Business owners have criticized the latest tax hike, saying it will hit consumption when the country is already reeling from six years of a financial crisis that has seen the economy shrink by a quarter and unemployment swell — the jobless rate is currently around 24 percent.

"The sixth VAT increase in six years and the second in the last 10 months means that our lives from June 1 get more expensive by 437 million euros per year, while each increase acts as a cut to consumption, turnover and state income," said Vasilis Korkidis, head of the Hellenic Confederation of Commerce and Entrepreneurship.

Coffee shop owner Katerina Vagena noted that this was the second hike in consumer tax on coffee in the space of a year. Last year, it was raised a whopping 10 percentage points to 23 percent as part of the country's third international bailout deal.

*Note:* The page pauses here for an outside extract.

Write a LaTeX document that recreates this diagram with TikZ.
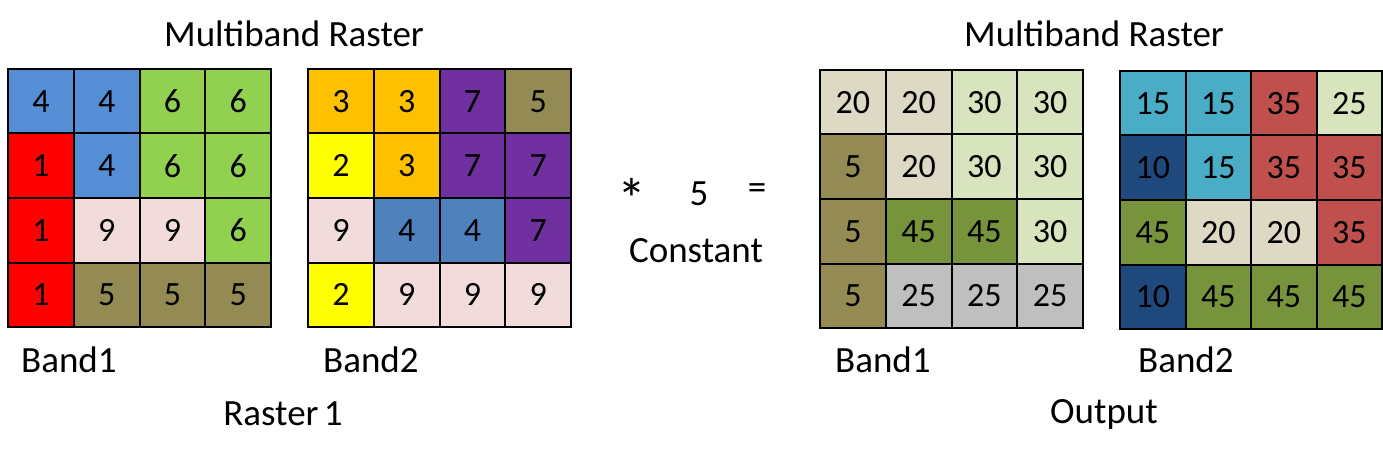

"The price was already quite high. It's a country where many people are having difficulty paying 3-3.5 euros. So it's become a problem and people have stopped coming for coffee," said Vagena, whose coffee shop in Athens employs five people.

"All we do is pay taxes. They think they get more out of small businesses. But so many businesses were opened by people who were unemployed," she said. "I think a lot of us will go. And we'll join the ranks of the unemployed."

The tax changes will also increase fuel prices.

"The consequences will be negative for the consumer and for us because [people] will surely reduce the amount of gas they use and this will produce a chain reaction," said gas station owner Antonis Stellas.